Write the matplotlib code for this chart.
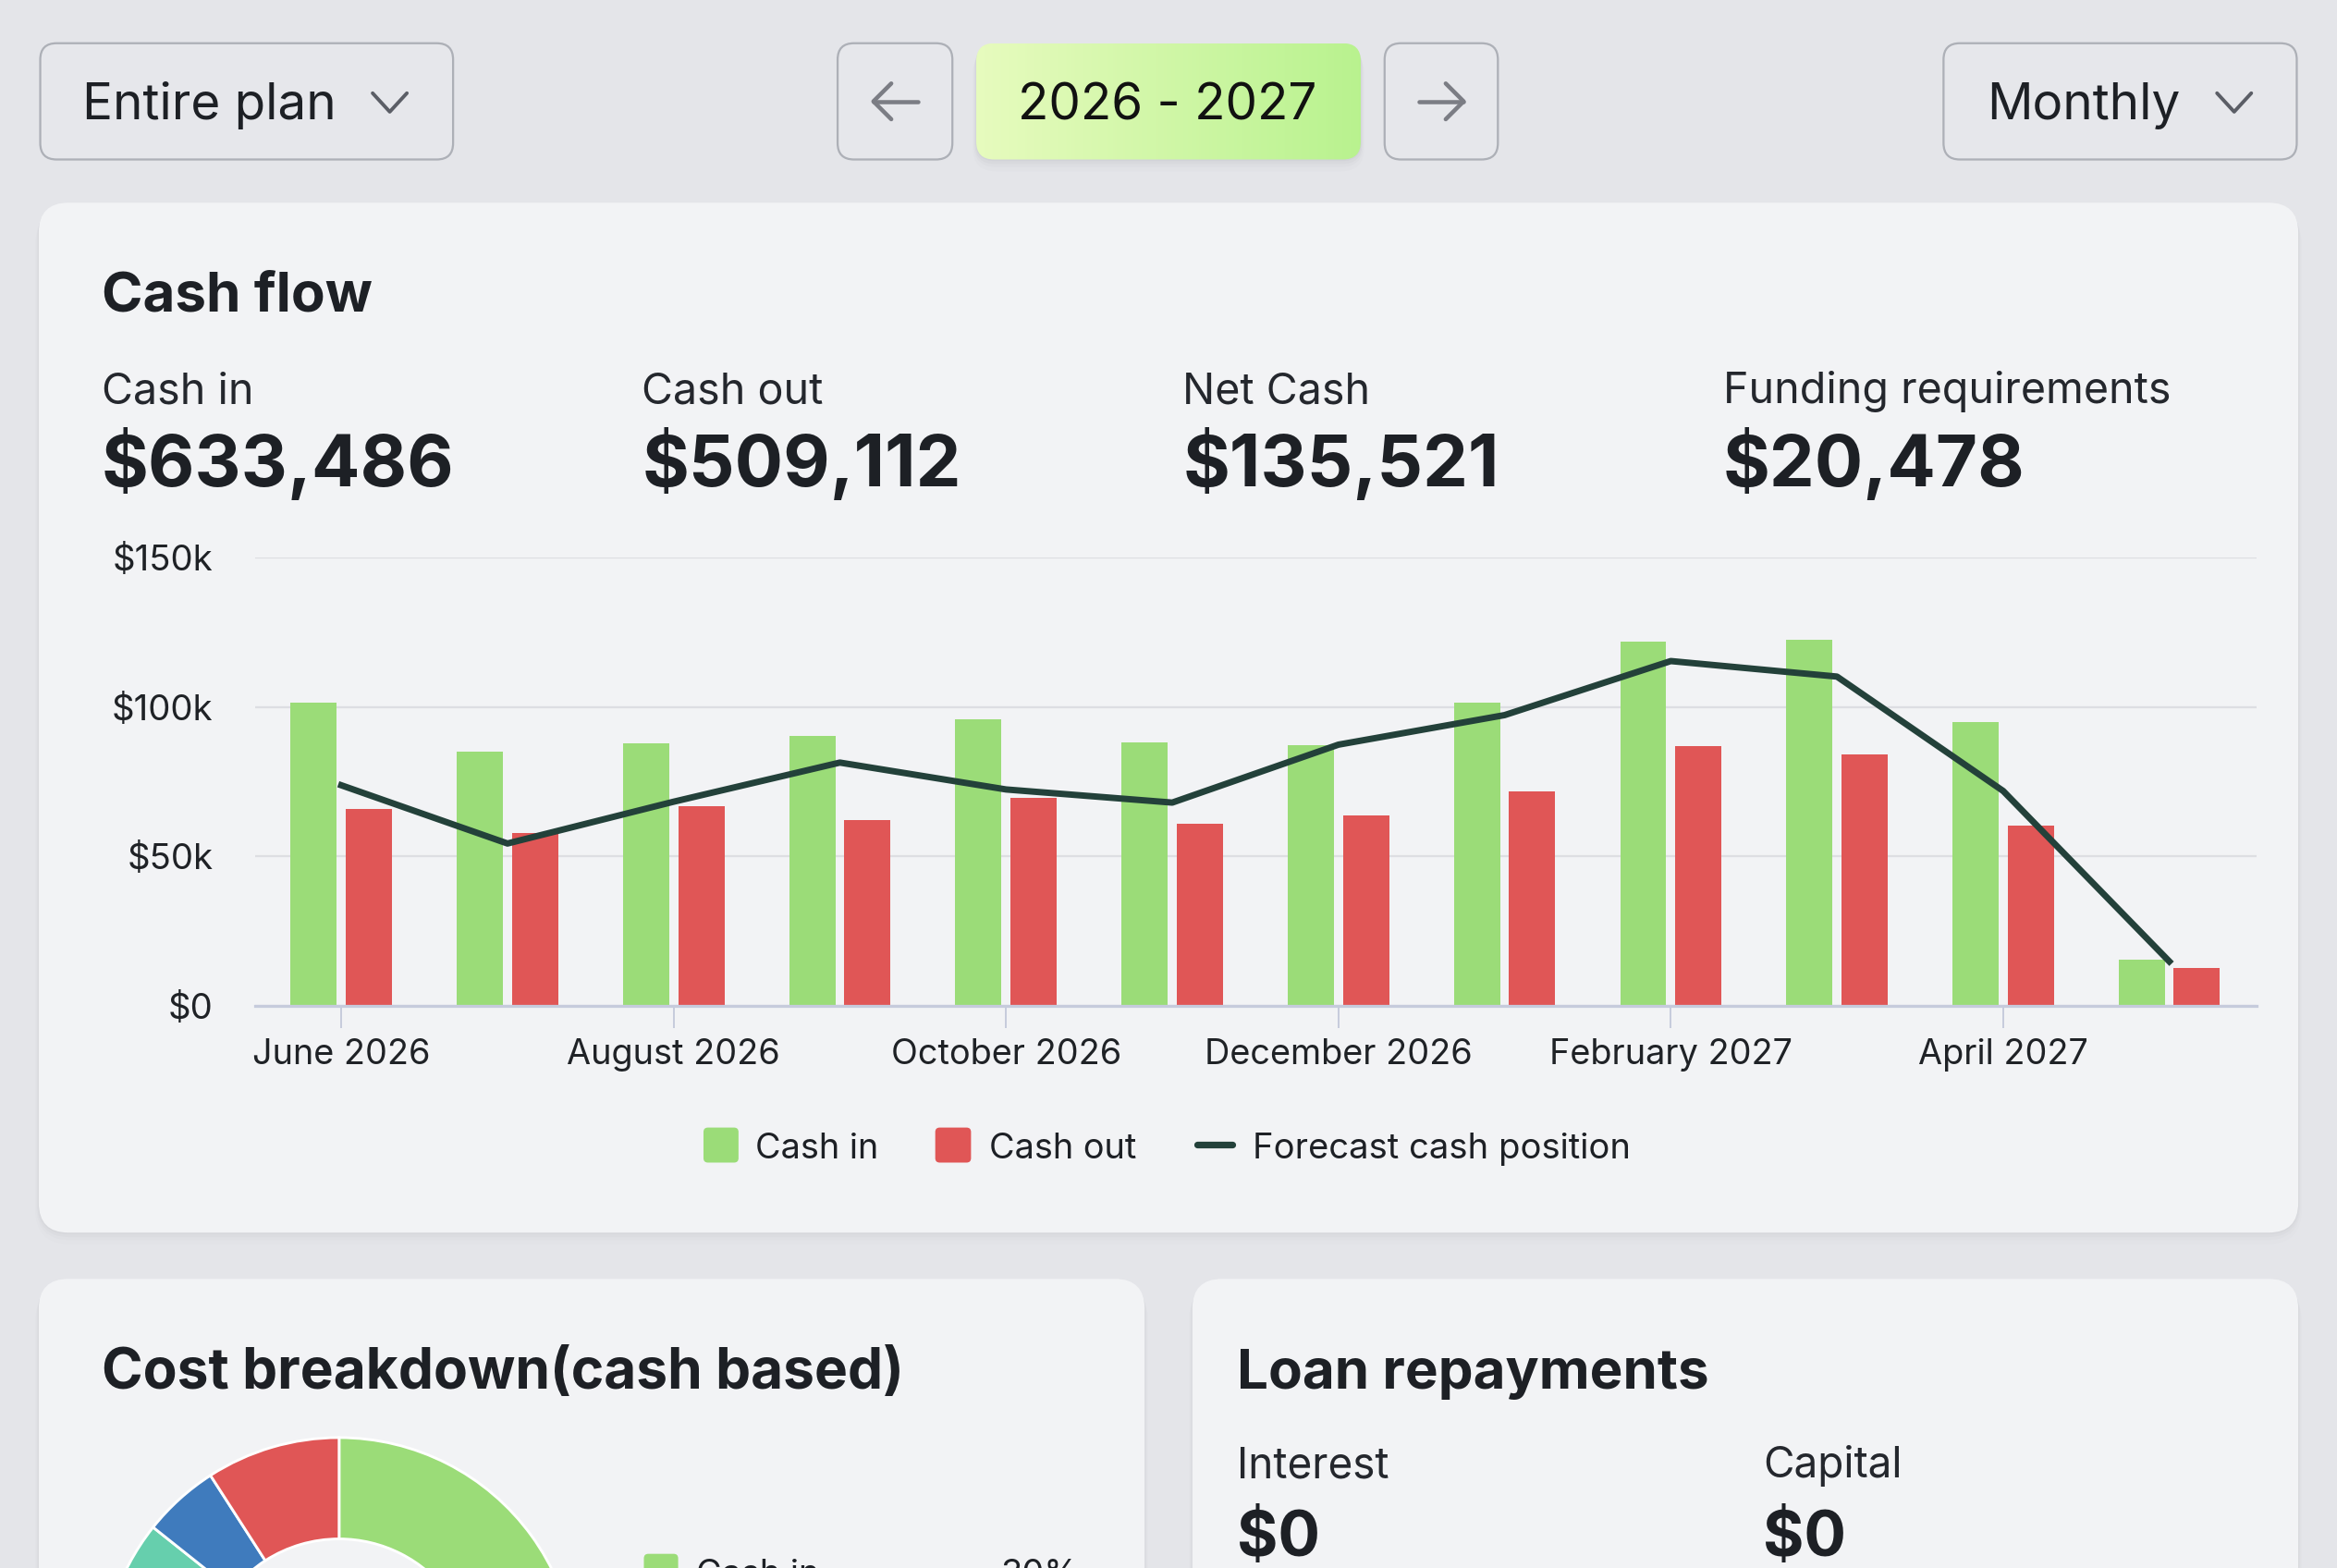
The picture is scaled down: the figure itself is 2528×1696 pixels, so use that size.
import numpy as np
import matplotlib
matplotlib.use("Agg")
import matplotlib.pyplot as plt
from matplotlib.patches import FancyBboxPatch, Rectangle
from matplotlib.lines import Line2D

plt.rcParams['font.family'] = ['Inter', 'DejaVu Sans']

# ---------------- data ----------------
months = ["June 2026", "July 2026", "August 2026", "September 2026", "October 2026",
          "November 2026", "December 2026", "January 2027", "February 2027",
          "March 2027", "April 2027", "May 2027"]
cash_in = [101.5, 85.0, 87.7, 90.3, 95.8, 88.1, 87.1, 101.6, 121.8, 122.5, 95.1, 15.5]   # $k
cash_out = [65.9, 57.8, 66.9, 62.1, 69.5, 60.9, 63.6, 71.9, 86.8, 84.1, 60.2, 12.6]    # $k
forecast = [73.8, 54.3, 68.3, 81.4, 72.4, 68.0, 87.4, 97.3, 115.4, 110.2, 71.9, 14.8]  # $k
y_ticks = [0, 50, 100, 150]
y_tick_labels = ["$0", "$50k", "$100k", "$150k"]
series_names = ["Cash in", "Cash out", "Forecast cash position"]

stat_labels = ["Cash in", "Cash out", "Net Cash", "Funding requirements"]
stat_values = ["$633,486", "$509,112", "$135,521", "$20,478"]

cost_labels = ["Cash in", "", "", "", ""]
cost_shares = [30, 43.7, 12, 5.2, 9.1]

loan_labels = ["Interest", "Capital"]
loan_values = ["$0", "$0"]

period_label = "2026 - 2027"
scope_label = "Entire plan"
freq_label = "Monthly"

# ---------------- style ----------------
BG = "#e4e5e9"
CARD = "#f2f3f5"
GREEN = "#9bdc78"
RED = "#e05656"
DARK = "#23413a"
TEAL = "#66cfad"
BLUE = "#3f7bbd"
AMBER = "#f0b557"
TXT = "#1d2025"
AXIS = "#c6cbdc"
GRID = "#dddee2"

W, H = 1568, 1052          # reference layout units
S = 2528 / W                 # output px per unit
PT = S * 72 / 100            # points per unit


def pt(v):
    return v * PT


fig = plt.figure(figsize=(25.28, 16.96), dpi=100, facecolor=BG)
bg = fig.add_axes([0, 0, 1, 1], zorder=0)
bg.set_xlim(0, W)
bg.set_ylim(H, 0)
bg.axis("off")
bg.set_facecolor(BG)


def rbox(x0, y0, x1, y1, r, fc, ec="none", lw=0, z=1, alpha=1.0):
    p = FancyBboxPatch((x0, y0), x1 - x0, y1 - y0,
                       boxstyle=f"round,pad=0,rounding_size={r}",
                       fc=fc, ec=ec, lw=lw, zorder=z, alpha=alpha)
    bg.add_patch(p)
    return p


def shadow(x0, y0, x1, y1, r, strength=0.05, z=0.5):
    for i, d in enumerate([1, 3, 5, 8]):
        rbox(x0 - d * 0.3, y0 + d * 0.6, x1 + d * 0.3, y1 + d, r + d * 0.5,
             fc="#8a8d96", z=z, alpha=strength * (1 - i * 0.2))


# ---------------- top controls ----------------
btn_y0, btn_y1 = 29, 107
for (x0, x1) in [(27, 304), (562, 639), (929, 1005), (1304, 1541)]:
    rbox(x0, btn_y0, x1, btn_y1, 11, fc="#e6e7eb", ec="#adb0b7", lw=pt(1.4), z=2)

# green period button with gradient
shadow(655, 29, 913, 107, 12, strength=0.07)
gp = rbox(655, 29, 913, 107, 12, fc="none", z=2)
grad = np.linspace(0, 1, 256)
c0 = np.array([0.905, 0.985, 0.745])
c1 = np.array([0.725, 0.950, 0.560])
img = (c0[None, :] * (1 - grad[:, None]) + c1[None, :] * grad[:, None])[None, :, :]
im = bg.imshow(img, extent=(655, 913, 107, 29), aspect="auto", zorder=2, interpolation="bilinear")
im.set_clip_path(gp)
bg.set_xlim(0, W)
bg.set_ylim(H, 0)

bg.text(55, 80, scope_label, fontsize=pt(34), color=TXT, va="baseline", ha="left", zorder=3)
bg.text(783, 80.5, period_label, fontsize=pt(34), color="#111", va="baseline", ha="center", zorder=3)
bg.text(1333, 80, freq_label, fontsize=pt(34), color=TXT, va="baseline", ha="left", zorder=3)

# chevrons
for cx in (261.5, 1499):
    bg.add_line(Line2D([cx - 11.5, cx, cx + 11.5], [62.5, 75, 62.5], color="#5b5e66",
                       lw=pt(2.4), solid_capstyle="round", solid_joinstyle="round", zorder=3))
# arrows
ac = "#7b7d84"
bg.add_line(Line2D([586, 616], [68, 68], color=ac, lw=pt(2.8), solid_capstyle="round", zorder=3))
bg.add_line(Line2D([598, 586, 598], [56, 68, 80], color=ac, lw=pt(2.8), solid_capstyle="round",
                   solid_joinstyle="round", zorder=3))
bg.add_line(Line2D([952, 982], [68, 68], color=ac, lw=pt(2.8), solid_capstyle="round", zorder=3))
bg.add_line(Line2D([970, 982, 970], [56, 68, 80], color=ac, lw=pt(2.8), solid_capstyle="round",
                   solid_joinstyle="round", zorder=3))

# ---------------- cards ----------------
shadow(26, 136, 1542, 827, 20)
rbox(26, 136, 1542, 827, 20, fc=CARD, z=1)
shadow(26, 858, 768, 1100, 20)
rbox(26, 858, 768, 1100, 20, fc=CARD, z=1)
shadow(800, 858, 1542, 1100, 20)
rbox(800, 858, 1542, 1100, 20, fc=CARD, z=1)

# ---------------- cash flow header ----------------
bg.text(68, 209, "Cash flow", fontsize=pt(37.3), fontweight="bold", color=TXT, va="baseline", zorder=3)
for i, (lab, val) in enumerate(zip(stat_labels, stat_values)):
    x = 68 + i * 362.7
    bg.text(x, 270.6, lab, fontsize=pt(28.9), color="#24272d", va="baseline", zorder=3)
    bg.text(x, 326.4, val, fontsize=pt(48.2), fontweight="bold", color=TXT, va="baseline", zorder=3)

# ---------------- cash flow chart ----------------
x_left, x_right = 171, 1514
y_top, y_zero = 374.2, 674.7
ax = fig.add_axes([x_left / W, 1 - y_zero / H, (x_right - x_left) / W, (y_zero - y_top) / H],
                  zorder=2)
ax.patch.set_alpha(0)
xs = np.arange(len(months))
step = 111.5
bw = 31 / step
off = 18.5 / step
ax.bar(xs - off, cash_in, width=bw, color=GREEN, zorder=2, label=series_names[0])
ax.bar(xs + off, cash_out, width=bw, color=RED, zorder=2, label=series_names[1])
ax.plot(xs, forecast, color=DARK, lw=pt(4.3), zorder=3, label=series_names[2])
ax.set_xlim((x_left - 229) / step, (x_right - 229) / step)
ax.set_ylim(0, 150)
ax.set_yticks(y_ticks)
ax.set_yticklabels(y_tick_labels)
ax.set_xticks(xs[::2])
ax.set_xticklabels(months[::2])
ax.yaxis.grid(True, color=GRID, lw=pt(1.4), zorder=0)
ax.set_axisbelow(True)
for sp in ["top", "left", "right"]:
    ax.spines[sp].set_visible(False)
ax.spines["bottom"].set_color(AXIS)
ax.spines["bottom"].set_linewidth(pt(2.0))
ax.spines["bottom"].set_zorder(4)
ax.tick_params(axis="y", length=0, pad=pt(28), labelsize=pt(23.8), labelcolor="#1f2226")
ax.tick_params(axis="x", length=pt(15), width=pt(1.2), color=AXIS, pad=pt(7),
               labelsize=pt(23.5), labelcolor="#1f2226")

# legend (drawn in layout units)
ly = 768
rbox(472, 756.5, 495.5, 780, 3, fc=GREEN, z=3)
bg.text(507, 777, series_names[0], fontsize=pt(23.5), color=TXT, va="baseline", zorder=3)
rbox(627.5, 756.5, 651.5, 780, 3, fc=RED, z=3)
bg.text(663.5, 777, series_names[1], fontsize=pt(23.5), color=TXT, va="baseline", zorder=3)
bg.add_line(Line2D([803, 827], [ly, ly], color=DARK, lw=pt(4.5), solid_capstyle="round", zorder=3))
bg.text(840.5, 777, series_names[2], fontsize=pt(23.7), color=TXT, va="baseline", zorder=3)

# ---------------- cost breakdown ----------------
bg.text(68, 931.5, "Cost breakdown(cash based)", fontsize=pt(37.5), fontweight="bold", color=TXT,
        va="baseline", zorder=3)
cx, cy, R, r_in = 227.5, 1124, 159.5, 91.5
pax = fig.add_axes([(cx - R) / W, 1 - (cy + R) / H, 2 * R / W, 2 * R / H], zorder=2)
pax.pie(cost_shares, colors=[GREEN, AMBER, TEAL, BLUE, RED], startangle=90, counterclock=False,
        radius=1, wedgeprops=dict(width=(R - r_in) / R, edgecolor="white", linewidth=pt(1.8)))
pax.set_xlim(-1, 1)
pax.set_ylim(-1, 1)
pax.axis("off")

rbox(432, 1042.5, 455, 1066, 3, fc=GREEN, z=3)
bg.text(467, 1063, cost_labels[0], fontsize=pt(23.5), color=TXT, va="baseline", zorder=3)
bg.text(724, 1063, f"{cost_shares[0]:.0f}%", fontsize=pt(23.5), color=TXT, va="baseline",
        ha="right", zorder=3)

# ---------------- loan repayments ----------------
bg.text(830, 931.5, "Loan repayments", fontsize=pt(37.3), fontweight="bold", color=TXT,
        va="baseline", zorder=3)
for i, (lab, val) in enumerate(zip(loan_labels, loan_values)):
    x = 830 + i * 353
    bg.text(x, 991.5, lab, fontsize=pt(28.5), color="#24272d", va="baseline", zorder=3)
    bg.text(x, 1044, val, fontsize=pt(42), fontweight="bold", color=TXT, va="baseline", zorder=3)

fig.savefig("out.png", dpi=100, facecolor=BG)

****

What is asked>
Leave the pictures out and reproduce exactly the lines from the top of the listing above through the line with "cost_shares = [30, 43.7, 12, 5.2, 9.1]".

Answer in full>
Write the matplotlib code for this chart.
The picture is scaled down: the figure itself is 2528×1696 pixels, so use that size.
import numpy as np
import matplotlib
matplotlib.use("Agg")
import matplotlib.pyplot as plt
from matplotlib.patches import FancyBboxPatch, Rectangle
from matplotlib.lines import Line2D

plt.rcParams['font.family'] = ['Inter', 'DejaVu Sans']

# ---------------- data ----------------
months = ["June 2026", "July 2026", "August 2026", "September 2026", "October 2026",
          "November 2026", "December 2026", "January 2027", "February 2027",
          "March 2027", "April 2027", "May 2027"]
cash_in = [101.5, 85.0, 87.7, 90.3, 95.8, 88.1, 87.1, 101.6, 121.8, 122.5, 95.1, 15.5]   # $k
cash_out = [65.9, 57.8, 66.9, 62.1, 69.5, 60.9, 63.6, 71.9, 86.8, 84.1, 60.2, 12.6]    # $k
forecast = [73.8, 54.3, 68.3, 81.4, 72.4, 68.0, 87.4, 97.3, 115.4, 110.2, 71.9, 14.8]  # $k
y_ticks = [0, 50, 100, 150]
y_tick_labels = ["$0", "$50k", "$100k", "$150k"]
series_names = ["Cash in", "Cash out", "Forecast cash position"]

stat_labels = ["Cash in", "Cash out", "Net Cash", "Funding requirements"]
stat_values = ["$633,486", "$509,112", "$135,521", "$20,478"]

cost_labels = ["Cash in", "", "", "", ""]
cost_shares = [30, 43.7, 12, 5.2, 9.1]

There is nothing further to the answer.